Europa bewege sich in eine schlechte Richtung, das sei sehr schlecht für die Menschen, sagte Donald Trump am Montag. "Wir wollen nicht, dass sich Europa so sehr verändert", fügte er hinzu. Das Strategiepapier geht weiter. Europa treibe auf einen zivilisatorischen Untergang zu, heißt es darin. Teile der US-Regierung meinen das laut Peter Neumann ernst. Neumann geht sogar noch weiter: "Das ist das erste Strategiepapier, in dem Europa nicht mehr als Partner beschrieben wird", sagt er. Es habe noch nie eine Sicherheitsstrategie in den USA gegeben, in der Europa als Feind bezeichnet worden sei. "Das ist, was in dem Papier steht: Europa als Gefahr für die Demokratie. Wir unterstützen die, die in Europa gegen das aktuelle liberal-demokratische, woke, links-grün versiffte europäische Regime kämpfen."
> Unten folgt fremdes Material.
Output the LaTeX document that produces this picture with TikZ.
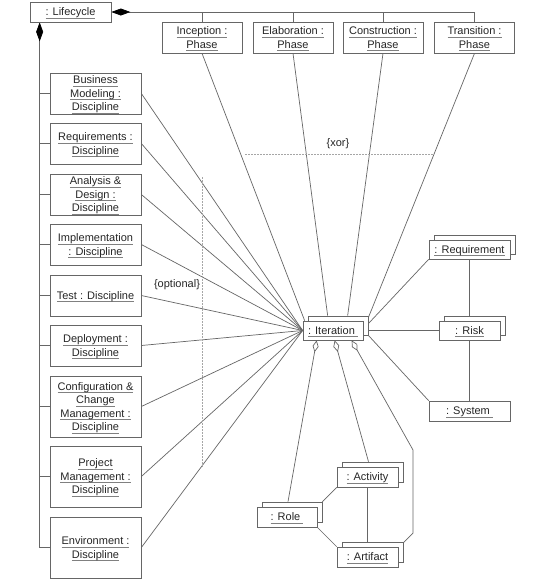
\documentclass[tikz,border=0pt]{standalone}
\usepackage{fontspec}
\setmainfont{Liberation Sans}
\usetikzlibrary{arrows.meta,shadows,backgrounds,calc}
\newcommand\uln[1]{\setbox0=\hbox{#1}\setbox2=\hbox{\rlap{\textcolor{black!50}{\rule[-2.4pt]{\wd0}{0.6pt}}}\copy0}\dp2=0pt\leavevmode\box2}
\begin{document}
\begin{tikzpicture}[x=1pt,y=-1pt,
  box/.style={draw=black!60, line width=0.7pt, fill=white, inner sep=0pt, align=center,
    text=black!85, font=\fontsize{11}{13.5}\selectfont},
  multi/.style={box, copy shadow={shadow xshift=5pt, shadow yshift=5pt, draw=black!60, fill=white, line width=0.7pt}},
  phase/.style={box, minimum width=80pt, minimum height=31pt},
  disc/.style={box, minimum width=91pt},
  conn/.style={draw=black!60, line width=0.7pt},
  comp/.style={{Diamond[length=19pt,width=7pt,color=black]}-},
  aggr/.style={{Diamond[open,fill=white,length=12pt,width=6pt]}-},
  guide/.style={draw=black!35, line width=0.8pt, dash pattern=on 1.5pt off 1.5pt},
  lbl/.style={text=black!85, font=\fontsize{11}{13.5}\selectfont, inner sep=0pt}
]
\useasboundingbox (0,0) rectangle (550,579);

% Lifecycle and phases
\node[box, minimum width=81pt, minimum height=20pt] (lc) at (70.5,12) {\uln{: Lifecycle}};
\node[phase] (inc) at (202,37.5) {\uln{Inception :}\\\uln{Phase}};
\node[phase] (ela) at (293,37.5) {\uln{Elaboration :}\\\uln{Phase}};
\node[phase] (con) at (383,37.5) {\uln{Construction :}\\\uln{Phase}};
\node[phase] (tra) at (474.5,37.5) {\uln{Transition :}\\\uln{Phase}};

% Disciplines
\node[disc, minimum height=41pt] (bm) at (95.5,93.5) {\uln{Business}\\\uln{Modeling :}\\\uln{Discipline}};
\node[disc, minimum height=41pt] (req) at (95.5,143.5) {\uln{Requirements :}\\\uln{Discipline}};
\node[disc, minimum height=41pt] (ad) at (95.5,194.5) {\uln{Analysis \&}\\\uln{Design :}\\\uln{Discipline}};
\node[disc, minimum height=41pt] (imp) at (95.5,244.5) {\uln{Implementation}\\\uln{: Discipline}};
\node[disc, minimum height=41pt] (tst) at (95.5,295.5) {\uln{Test : Discipline}};
\node[disc, minimum height=41pt] (dep) at (95.5,345.5) {\uln{Deployment :}\\\uln{Discipline}};
\node[disc, minimum height=61pt] (cfg) at (95.5,406.5) {\uln{Configuration \&}\\\uln{Change}\\\uln{Management :}\\\uln{Discipline}};
\node[disc, minimum height=61pt] (pm) at (95.5,476.5) {\uln{Project}\\\uln{Management :}\\\uln{Discipline}};
\node[disc, minimum height=61pt] (env) at (95.5,547.5) {\uln{Environment :}\\\uln{Discipline}};

% Right side objects
\node[multi, minimum width=60pt, minimum height=19pt] (it) at (333,330.5) {\uln{: Iteration\ }};
\node[multi, minimum width=81pt, minimum height=19pt] (rq) at (469.5,249.5) {\uln{: Requirement}};
\node[multi, minimum width=61pt, minimum height=19pt] (rk) at (469.5,330.5) {\uln{: Risk}};
\node[box, minimum width=81pt, minimum height=20pt] (sys) at (469.5,411) {\uln{: System\ }};
\node[multi, minimum width=61pt, minimum height=20pt] (act) at (367.5,477) {\uln{: Activity}};
\node[multi, minimum width=60pt, minimum height=20pt] (role) at (287,517) {\uln{: Role\ }};
\node[multi, minimum width=61pt, minimum height=20pt] (art) at (367.5,557) {\uln{: Artifact}};

% labels
\node[lbl] (xorl) at (338,144) {\{xor\}};
\node[lbl] (optl) at (177,285) {\{optional\}};

\begin{scope}[on background layer]
  \fill[white] (0,0) rectangle (550,579);
  % phase bus
  \coordinate (busR) at (474.5,12);
  \draw[conn, comp] (lc.east) -- (busR) -- (tra.north);
  \draw[conn] (inc.north) -- (inc.north |- busR);
  \draw[conn] (ela.north) -- (ela.north |- busR);
  \draw[conn] (con.north) -- (con.north |- busR);
  % discipline bus
  \coordinate (busT) at ($(lc.south west)+(10,0)$);
  \coordinate (busB) at (busT |- env.west);
  \draw[conn, comp] (busT) -- (busB);
  \foreach \n in {bm,req,ad,imp,tst,dep,cfg,pm,env}{
    \draw[conn] (\n.west) -- (\n.west -| busT);
    \draw[conn] (\n.east) -- (it.west);
  }
  % phases to iteration
  \draw[conn] (inc.south) -- ($(it.north west)+(2,0)$);
  \draw[conn] (ela.south) -- ($(it.north west)+(25,-5)$);
  \draw[conn] (con.south) -- ($(it.north west)+(45,-5)$);
  \draw[conn] (tra.south) -- ($(it.north east)+(5,-3)$);
  % iteration to right side
  \draw[conn] (rq.south west) -- ($(it.north east)+(5,3)$);
  \draw[conn] ($(it.east)+(5,0)$) -- (rk.west);
  \draw[conn] ($(it.south east)+(5,-5)$) -- (sys.north west);
  \draw[conn] (rq.south) -- (rk.north);
  \draw[conn] (rk.south) -- (sys.north);
  % aggregation
  \draw[conn, aggr] ($(it.south west)+(14,0)$) -- ($(role.north)+(1,-5)$);
  \draw[conn, aggr] ($(it.south west)+(32,0)$) -- ($(act.north)+(1,-5)$);
  \draw[conn, aggr] ($(it.south west)+(49,0)$) -- (413,450) -- (413,533) -- ($(art.north east)+(5,-4)$);
  \draw[conn] ($(role.north east)+(5,-5)$) -- (act.south west);
  \draw[conn] (role.south east) -- (art.north west);
  \draw[conn] (act.south) -- (art.north);
  % constraints
  \draw[guide] (245,154) -- (433,154);
  \draw[guide] (202,177) -- (202,468);
\end{scope}
\end{tikzpicture}
\end{document}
"Panik ist immer ein schlechter Berater"

Damit mische sich die US-Regierung erstmals seit dem Ende des kalten Krieges in die europäische Innenpolitik ein, kritisiert Neumann. Ob sich die USA auch in demokratische Wahlen einmischen werden, kann Neumann zu diesem Zeitpunkt nicht sagen. Klar sei aber in Bezug auf Deutschland, "dass die amerikanische Regierung sehr genau darauf achtet, wie die Bundesregierung mit der AfD umgeht." Gleichzeitig würden die Verbindungen zwischen der AfD und den Republikaner:innen immer enger. "Man kann sich vorstellen, dass das in den nächsten Monaten und Jahren weiter eskalieren wird. Ich kann mir sogar vorstellen als Extremszenario, dass die USA möglicherweise sogar Sanktionen erlassen gegen Deutschland oder gegen andere Staaten, wenn sie glauben, dass ihre Parteien, die patriotischen Kräfte, unfair benachteiligt werden."
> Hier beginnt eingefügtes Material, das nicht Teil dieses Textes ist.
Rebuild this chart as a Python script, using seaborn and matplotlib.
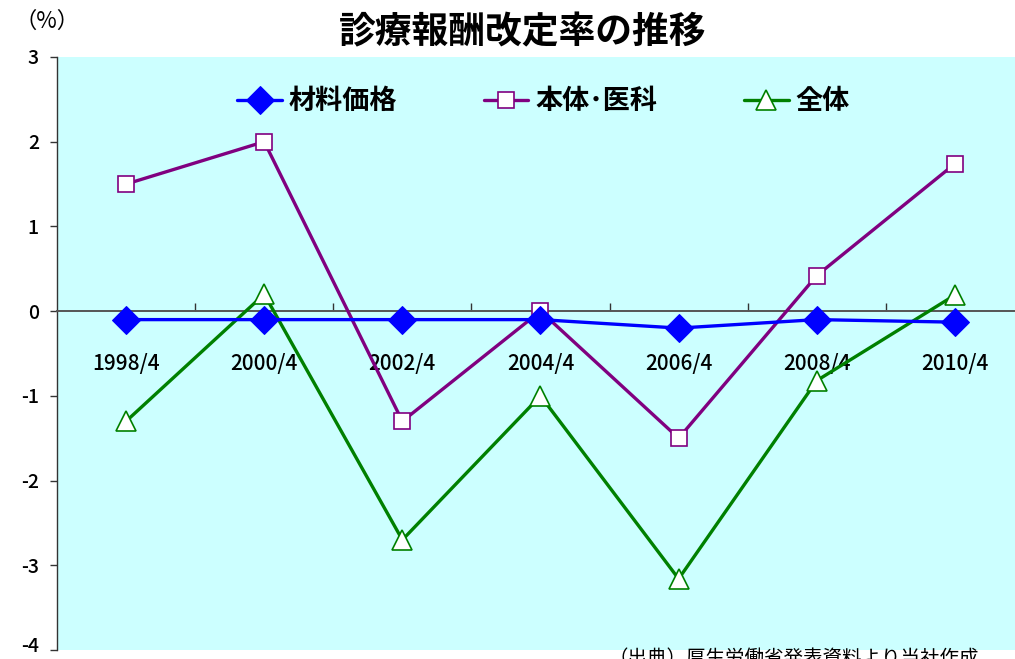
import matplotlib
matplotlib.use("Agg")
import matplotlib.pyplot as plt
import matplotlib.transforms as mtransforms
import seaborn as sns
import pandas as pd
from matplotlib.ticker import FixedLocator

categories = ["1998/4", "2000/4", "2002/4", "2004/4", "2006/4", "2008/4", "2010/4"]
zairyo = [-0.1, -0.1, -0.1, -0.1, -0.2, -0.1, -0.13]
hontai = [1.5, 2.0, -1.3, 0.0, -1.5, 0.42, 1.74]
zentai = [-1.3, 0.2, -2.7, -1.0, -3.16, -0.82, 0.19]
series_names = ["材料価格", "本体･医科", "全体"]
yticks = [-4, -3, -2, -1, 0, 1, 2, 3]

sns.set_theme(style="white")
plt.rcParams['font.family'] = ['Noto Sans CJK JP', 'DejaVu Sans']
plt.rcParams['text.color'] = 'black'
plt.rcParams['xtick.color'] = 'black'
plt.rcParams['ytick.color'] = 'black'
plt.rcParams['xtick.labelcolor'] = 'black'
plt.rcParams['ytick.labelcolor'] = 'black'

fig = plt.figure(figsize=(10.15, 6.59), dpi=100)
ax = fig.add_axes([57/1015, 9/659, 967/1015, 593/659])
ax.set_facecolor("#CCFFFF")

idx = list(range(len(categories)))
df = pd.DataFrame({"x": idx, "zairyo": zairyo, "hontai": hontai, "zentai": zentai})

sns.lineplot(data=df, x="x", y="zairyo", ax=ax, color="#0000FF", lw=2.4,
             marker="D", markersize=14, markerfacecolor="#0000FF",
             markeredgecolor="#0000FF", label=series_names[0], zorder=4)
sns.lineplot(data=df, x="x", y="hontai", ax=ax, color="#800080", lw=2.4,
             marker="s", markersize=12, markerfacecolor="white",
             markeredgecolor="#800080", markeredgewidth=1.2,
             label=series_names[1], zorder=3)
sns.lineplot(data=df, x="x", y="zentai", ax=ax, color="#008000", lw=2.4,
             marker="^", markersize=15, markerfacecolor="white",
             markeredgecolor="#008000", markeredgewidth=1.2,
             label=series_names[2], zorder=3)

ax.set_xlim(-0.5, len(categories) - 0.5)
ax.set_ylim(-4, 3)
ax.set_xlabel("")
ax.set_ylabel("")

for s in ["top", "right"]:
    ax.spines[s].set_visible(False)
ax.spines["left"].set_color("#333333")
ax.spines["left"].set_linewidth(1.0)
ax.spines["bottom"].set_position(("data", 0))
ax.spines["bottom"].set_color("#555555")
ax.spines["bottom"].set_linewidth(1.4)

ax.yaxis.set_major_locator(FixedLocator(yticks))
ax.set_yticklabels([str(v) for v in yticks], fontsize=14, fontweight="medium")
ax.tick_params(axis="y", direction="out", length=5, width=1, color="#333333",
               left=True, pad=8)

# category boundary ticks (major, unlabeled) and labels at centers (minor)
ax.xaxis.set_major_locator(FixedLocator([i + 0.5 for i in idx[:-1]]))
ax.xaxis.set_minor_locator(FixedLocator(idx))
ax.set_xticklabels([], minor=False)
ax.set_xticklabels(categories, minor=True, fontsize=15, fontweight="medium")
ax.tick_params(axis="x", which="major", direction="in", length=6, width=1,
               color="#333333", bottom=True)
ax.tick_params(axis="x", which="minor", length=0, pad=30, bottom=True)
ax.grid(False)

# nudge the lowest y label up slightly so it stays inside the image
lowest = ax.yaxis.get_major_ticks()[0].label1
lowest.set_transform(lowest.get_transform() +
                     mtransforms.ScaledTranslation(0, 4/72, fig.dpi_scale_trans))

leg = ax.legend(loc="upper center", bbox_to_anchor=(0.503, 0.99), ncol=3,
                frameon=False, fontsize=19.5, handlelength=1.65,
                columnspacing=3.2, handletextpad=0.25)
for t in leg.get_texts():
    t.set_fontweight("bold")
    t.set_color("black")

fig.text(0.515, 1 - 33/659, "診療報酬改定率の推移", ha="center", va="center",
         fontsize=26.5, fontweight="bold")
fig.text(0.046, 1 - 21/659, "（%）", ha="center", va="center", fontsize=16)
fig.text(0.600, 1 - 648/659, "（出典）厚生労働省発表資料より当社作成",
         ha="left", va="top", fontsize=14)

fig.savefig("out.png", dpi=100)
Wie sollte sich Europa nun verhalten? Neumann ist klar. "Zunächst sollte man keine Panik haben. Panik ist immer ein schlechter Berater. Aber ich finde, dass man hinter den Kulissen ganz konkret damit anfängt, Szenarien zu entwickeln, wie Deutschland auf mögliche Sanktionen reagiert. Wichtig ist auch, dass man sich anschaut, welche Abhängigkeiten genau bestehen: Sicherheit, Geheimdienst, Militär, digitale Infrastruktur, Finanzinfrastruktur. Und dann sollte man damit anfangen, endlich diese Abhängigkeiten zu verringern. Darüber reden wir seit zehn Jahren."

Trumps Ziel sei die Normalisierung der Beziehungen zu Russland, liest Neumann aus dem Strategiepapier heraus. Darum fordert er: "Europa hat die Rolle, die Leute zu stärken, die da noch eine etwas nuancierterere, differenziertere Position haben, wie zum Beispiel Außenminister Marco Rubio."

Bleibt zu hoffen, dass die europäischen Spitzenpolitiker nach dem Sicherheits- und Strategiepapier der US-Regierung endlich aufwachen. Schon lange ist ihnen offenbar bewusst, dass die USA als Sicherheitsfaktor bald wegfallen werden. Echte Konsequenzen aus der Erkenntnis lassen jedoch immer noch auf sich warten.